Given request: Each entry below should be written out exactly as it is, with no pictures.
** Start Exercise data **
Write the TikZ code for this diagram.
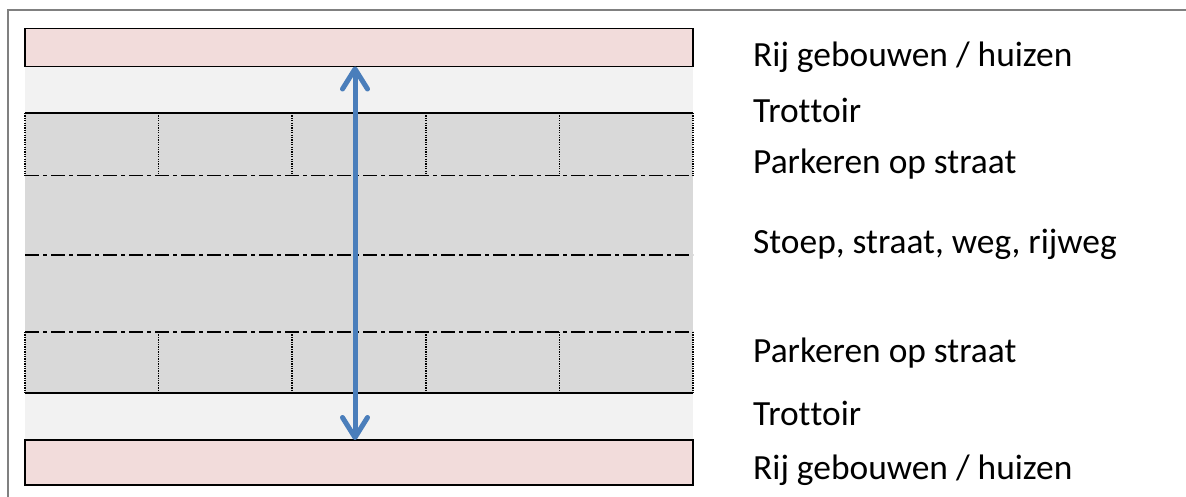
\documentclass[tikz,border=0pt]{standalone}
\usepackage{fontspec}
\setmainfont{Carlito}[Ligatures=NoCommon, Contextuals=NoAlternate]
\usetikzlibrary{arrows.meta}
\definecolor{pinkfill}{HTML}{F2DCDB}
\definecolor{walkfill}{HTML}{F2F2F2}
\definecolor{roadfill}{HTML}{D9D9D9}
\definecolor{arrowblue}{HTML}{4A7EBB}
\definecolor{framegray}{HTML}{808080}
\tikzset{
  building/.style={draw=black, line width=1.8pt, fill=pinkfill},
  walkband/.style={fill=walkfill},
  roadband/.style={fill=roadfill},
  laneline/.style={black, line width=1.7pt, dash pattern=on 14pt off 4pt on 4pt off 4pt},
  bayline/.style={black, line width=1.6pt, dash pattern=on 1.3pt off 1.1pt},
  kerb/.style={black, line width=1.6pt},
  lbl/.style={anchor=base west, inner sep=0pt, font=\fontsize{35.4}{40}\selectfont},
  widtharrow/.style={arrowblue, line width=5pt,
    {Straight Barb[length=20pt,width=25pt,round]}-{Straight Barb[length=20pt,width=25pt,round]}}
}
\begin{document}
\begin{tikzpicture}[x=1pt,y=-1pt]
\useasboundingbox (0,0) rectangle (1186,497);
\fill[white] (0,0) rectangle (1186,497);
\draw[framegray, line width=2pt] (8,10) rectangle (1210,530);
% sidewalks
\fill[walkband] (25,66) rectangle (693,113);
\fill[walkband] (25,393) rectangle (693,440);
% road + parking
\fill[roadband] (25,113) rectangle (693,393);
% parking bay separators
\foreach \x in {25,158.6,292.2,425.8,559.4,693}{
  \draw[bayline] (\x,113) -- (\x,175.5);
  \draw[bayline] (\x,332) -- (\x,393);
}
% kerbs
\draw[kerb] (25,113) -- (693,113);
\draw[kerb] (25,393) -- (693,393);
% lane lines
\draw[laneline] (25,175.5) -- (693,175.5);
\draw[laneline] (25,255) -- (693,255);
\draw[laneline] (25,332) -- (693,332);
% buildings
\draw[building] (25,28.5) rectangle (693,66.5);
\draw[building] (25,440) rectangle (693,485);
% arrow
\coordinate (atop) at (355,66.5);
\coordinate (abot) at (355,440);
\draw[widtharrow] (atop) -- (abot);
% labels
\node[lbl] (l1) at (753,66.5) {Rij gebouwen / huizen};
\node[lbl] (l2) at (753,123) {Trot\kern0pt{}toir};
\node[lbl] (l3) at (753,174) {Parkeren op straat};
\node[lbl] (l4) at (753,254) {Stoep, straat, weg, rijweg};
\node[lbl] (l5) at (753,362) {Parkeren op straat};
\node[lbl] (l6) at (753,425) {Trot\kern0pt{}toir};
\node[lbl] (l7) at (753,479) {Rij gebouwen / huizen};
\end{tikzpicture}
\end{document}
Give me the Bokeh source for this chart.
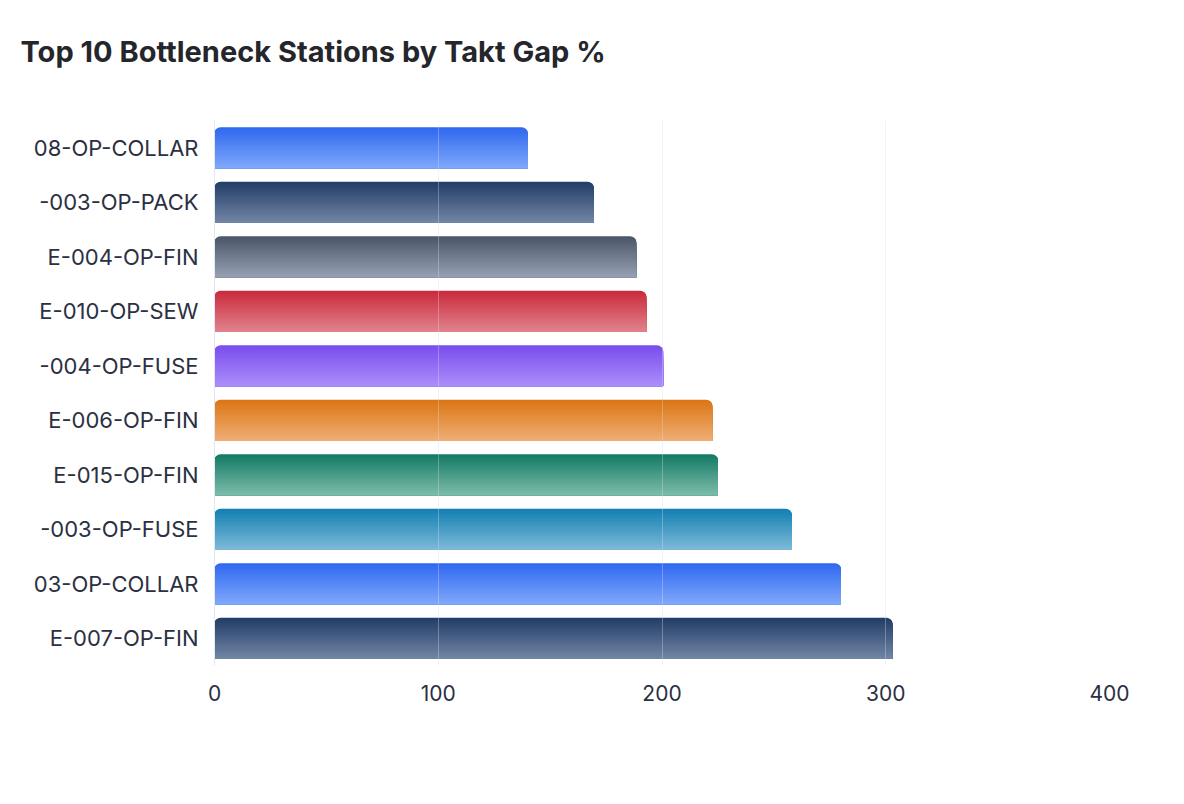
from bokeh.plotting import figure
from bokeh.models import FactorRange, Range1d, FixedTicker, Title
from bokeh.transform import dodge
from bokeh.embed import file_html
from bokeh.resources import INLINE

# ---- data ----
title_text = "Top 10 Bottleneck Stations by Takt Gap %"
stations = ["08-OP-COLLAR", "-003-OP-PACK", "E-004-OP-FIN", "E-010-OP-SEW", "-004-OP-FUSE",
            "E-006-OP-FIN", "E-015-OP-FIN", "-003-OP-FUSE", "03-OP-COLLAR", "E-007-OP-FIN"]
takt_gap = [140, 169.5, 188.5, 193, 200.5, 222.5, 225, 258, 280, 303]
x_ticks = [0, 100, 200, 300, 400]

# ---- palette (top -> bottom gradient colours per bar) ----
top_colors = ["#2e68ef", "#213c66", "#4a5568", "#c92a3b", "#7a4ded",
              "#db7514", "#127a65", "#127fb1", "#2e68ef", "#213c66"]
bottom_colors = ["#80a8fb", "#7387a6", "#97a1b3", "#e1838d", "#ab8efb",
                 "#efae75", "#7ebcaa", "#7fbad9", "#80a8fb", "#7387a6"]


def hex2rgb(h):
    h = h.lstrip("#")
    return tuple(int(h[i:i + 2], 16) for i in (0, 2, 4))


def mix(c1, c2, t):
    a, b = hex2rgb(c1), hex2rgb(c2)
    return "#%02x%02x%02x" % tuple(round(a[i] + (b[i] - a[i]) * t) for i in range(3))


p = figure(
    width=1168, height=788,
    y_range=FactorRange(factors=stations[::-1]),
    x_range=Range1d(0, 400),
    output_backend="svg", toolbar_location=None,
    min_border_left=214, min_border_right=59, min_border_top=120, min_border_bottom=123,
    title=title_text,
)
p.outline_line_color = None
p.background_fill_color = "white"
p.border_fill_color = "white"

p.title.text_font = "Inter"
p.title.text_font_size = "29px"
p.title.text_font_style = "bold"
p.title.text_color = "#25262b"
p.title.offset = -194
p.title.standoff = 20

# invisible spacer between the title and the plot frame
spacer = Title(text=" ", text_font_size="1px", standoff=39, text_color="white")
p.add_layout(spacer, "above")

bar_h = 0.75
band_px = 54.7
radius_px = 6
n_layers = 24
top_off = bar_h / 2
for k in range(n_layers):
    d = bar_h * k / n_layers
    t = (k + 0.5) / n_layers
    cols = [mix(a, b, t) for a, b in zip(top_colors, bottom_colors)]
    h = bar_h - d
    center = top_off - d - h / 2
    r = int(max(0, round(radius_px - d * band_px)))
    p.hbar(
        y=dodge("station", center, range=p.y_range),
        left=0, right="gap", height=h,
        fill_color="color", line_color=None,
        border_radius=(r, r, 0, 0),
        source=dict(station=stations, gap=takt_gap, color=cols),
    )

p.xgrid.ticker = FixedTicker(ticks=x_ticks)
p.xgrid.grid_line_color = "#dcdde8"
p.xgrid.grid_line_alpha = 0.35
p.xgrid.level = "overlay"
p.ygrid.grid_line_color = None

p.xaxis.ticker = FixedTicker(ticks=x_ticks)
p.xaxis.axis_line_color = None
p.xaxis.major_tick_line_color = None
p.xaxis.minor_tick_line_color = None
p.xaxis.major_label_text_font = "Inter"
p.xaxis.major_label_text_font_size = "21px"
p.xaxis.major_label_text_color = "#2b3042"
p.xaxis.major_label_standoff = 13

p.yaxis.axis_line_color = "#e2e7f1"
p.yaxis.major_tick_line_color = None
p.yaxis.minor_tick_line_color = None
p.yaxis.major_label_text_font = "Inter"
p.yaxis.major_label_text_font_size = "22px"
p.yaxis.major_label_text_color = "#2b3042"
p.yaxis.major_label_standoff = 10

open("out.html", "w").write(file_html(p, INLINE))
** End Exercise data **
Answer:
Write the TikZ code for this diagram.
\documentclass[tikz,border=0pt]{standalone}
\usepackage{fontspec}
\setmainfont{Carlito}[Ligatures=NoCommon, Contextuals=NoAlternate]
\usetikzlibrary{arrows.meta}
\definecolor{pinkfill}{HTML}{F2DCDB}
\definecolor{walkfill}{HTML}{F2F2F2}
\definecolor{roadfill}{HTML}{D9D9D9}
\definecolor{arrowblue}{HTML}{4A7EBB}
\definecolor{framegray}{HTML}{808080}
\tikzset{
  building/.style={draw=black, line width=1.8pt, fill=pinkfill},
  walkband/.style={fill=walkfill},
  roadband/.style={fill=roadfill},
  laneline/.style={black, line width=1.7pt, dash pattern=on 14pt off 4pt on 4pt off 4pt},
  bayline/.style={black, line width=1.6pt, dash pattern=on 1.3pt off 1.1pt},
  kerb/.style={black, line width=1.6pt},
  lbl/.style={anchor=base west, inner sep=0pt, font=\fontsize{35.4}{40}\selectfont},
  widtharrow/.style={arrowblue, line width=5pt,
    {Straight Barb[length=20pt,width=25pt,round]}-{Straight Barb[length=20pt,width=25pt,round]}}
}
\begin{document}
\begin{tikzpicture}[x=1pt,y=-1pt]
\useasboundingbox (0,0) rectangle (1186,497);
\fill[white] (0,0) rectangle (1186,497);
\draw[framegray, line width=2pt] (8,10) rectangle (1210,530);
% sidewalks
\fill[walkband] (25,66) rectangle (693,113);
\fill[walkband] (25,393) rectangle (693,440);
% road + parking
\fill[roadband] (25,113) rectangle (693,393);
% parking bay separators
\foreach \x in {25,158.6,292.2,425.8,559.4,693}{
  \draw[bayline] (\x,113) -- (\x,175.5);
  \draw[bayline] (\x,332) -- (\x,393);
}
% kerbs
\draw[kerb] (25,113) -- (693,113);
\draw[kerb] (25,393) -- (693,393);
% lane lines
\draw[laneline] (25,175.5) -- (693,175.5);
\draw[laneline] (25,255) -- (693,255);
\draw[laneline] (25,332) -- (693,332);
% buildings
\draw[building] (25,28.5) rectangle (693,66.5);
\draw[building] (25,440) rectangle (693,485);
% arrow
\coordinate (atop) at (355,66.5);
\coordinate (abot) at (355,440);
\draw[widtharrow] (atop) -- (abot);
% labels
\node[lbl] (l1) at (753,66.5) {Rij gebouwen / huizen};
\node[lbl] (l2) at (753,123) {Trot\kern0pt{}toir};
\node[lbl] (l3) at (753,174) {Parkeren op straat};
\node[lbl] (l4) at (753,254) {Stoep, straat, weg, rijweg};
\node[lbl] (l5) at (753,362) {Parkeren op straat};
\node[lbl] (l6) at (753,425) {Trot\kern0pt{}toir};
\node[lbl] (l7) at (753,479) {Rij gebouwen / huizen};
\end{tikzpicture}
\end{document}
Give me the Bokeh source for this chart.
from bokeh.plotting import figure
from bokeh.models import FactorRange, Range1d, FixedTicker, Title
from bokeh.transform import dodge
from bokeh.embed import file_html
from bokeh.resources import INLINE

# ---- data ----
title_text = "Top 10 Bottleneck Stations by Takt Gap %"
stations = ["08-OP-COLLAR", "-003-OP-PACK", "E-004-OP-FIN", "E-010-OP-SEW", "-004-OP-FUSE",
            "E-006-OP-FIN", "E-015-OP-FIN", "-003-OP-FUSE", "03-OP-COLLAR", "E-007-OP-FIN"]
takt_gap = [140, 169.5, 188.5, 193, 200.5, 222.5, 225, 258, 280, 303]
x_ticks = [0, 100, 200, 300, 400]

# ---- palette (top -> bottom gradient colours per bar) ----
top_colors = ["#2e68ef", "#213c66", "#4a5568", "#c92a3b", "#7a4ded",
              "#db7514", "#127a65", "#127fb1", "#2e68ef", "#213c66"]
bottom_colors = ["#80a8fb", "#7387a6", "#97a1b3", "#e1838d", "#ab8efb",
                 "#efae75", "#7ebcaa", "#7fbad9", "#80a8fb", "#7387a6"]


def hex2rgb(h):
    h = h.lstrip("#")
    return tuple(int(h[i:i + 2], 16) for i in (0, 2, 4))


def mix(c1, c2, t):
    a, b = hex2rgb(c1), hex2rgb(c2)
    return "#%02x%02x%02x" % tuple(round(a[i] + (b[i] - a[i]) * t) for i in range(3))


p = figure(
    width=1168, height=788,
    y_range=FactorRange(factors=stations[::-1]),
    x_range=Range1d(0, 400),
    output_backend="svg", toolbar_location=None,
    min_border_left=214, min_border_right=59, min_border_top=120, min_border_bottom=123,
    title=title_text,
)
p.outline_line_color = None
p.background_fill_color = "white"
p.border_fill_color = "white"

p.title.text_font = "Inter"
p.title.text_font_size = "29px"
p.title.text_font_style = "bold"
p.title.text_color = "#25262b"
p.title.offset = -194
p.title.standoff = 20

# invisible spacer between the title and the plot frame
spacer = Title(text=" ", text_font_size="1px", standoff=39, text_color="white")
p.add_layout(spacer, "above")

bar_h = 0.75
band_px = 54.7
radius_px = 6
n_layers = 24
top_off = bar_h / 2
for k in range(n_layers):
    d = bar_h * k / n_layers
    t = (k + 0.5) / n_layers
    cols = [mix(a, b, t) for a, b in zip(top_colors, bottom_colors)]
    h = bar_h - d
    center = top_off - d - h / 2
    r = int(max(0, round(radius_px - d * band_px)))
    p.hbar(
        y=dodge("station", center, range=p.y_range),
        left=0, right="gap", height=h,
        fill_color="color", line_color=None,
        border_radius=(r, r, 0, 0),
        source=dict(station=stations, gap=takt_gap, color=cols),
    )

p.xgrid.ticker = FixedTicker(ticks=x_ticks)
p.xgrid.grid_line_color = "#dcdde8"
p.xgrid.grid_line_alpha = 0.35
p.xgrid.level = "overlay"
p.ygrid.grid_line_color = None

p.xaxis.ticker = FixedTicker(ticks=x_ticks)
p.xaxis.axis_line_color = None
p.xaxis.major_tick_line_color = None
p.xaxis.minor_tick_line_color = None
p.xaxis.major_label_text_font = "Inter"
p.xaxis.major_label_text_font_size = "21px"
p.xaxis.major_label_text_color = "#2b3042"
p.xaxis.major_label_standoff = 13

p.yaxis.axis_line_color = "#e2e7f1"
p.yaxis.major_tick_line_color = None
p.yaxis.minor_tick_line_color = None
p.yaxis.major_label_text_font = "Inter"
p.yaxis.major_label_text_font_size = "22px"
p.yaxis.major_label_text_color = "#2b3042"
p.yaxis.major_label_standoff = 10

open("out.html", "w").write(file_html(p, INLINE))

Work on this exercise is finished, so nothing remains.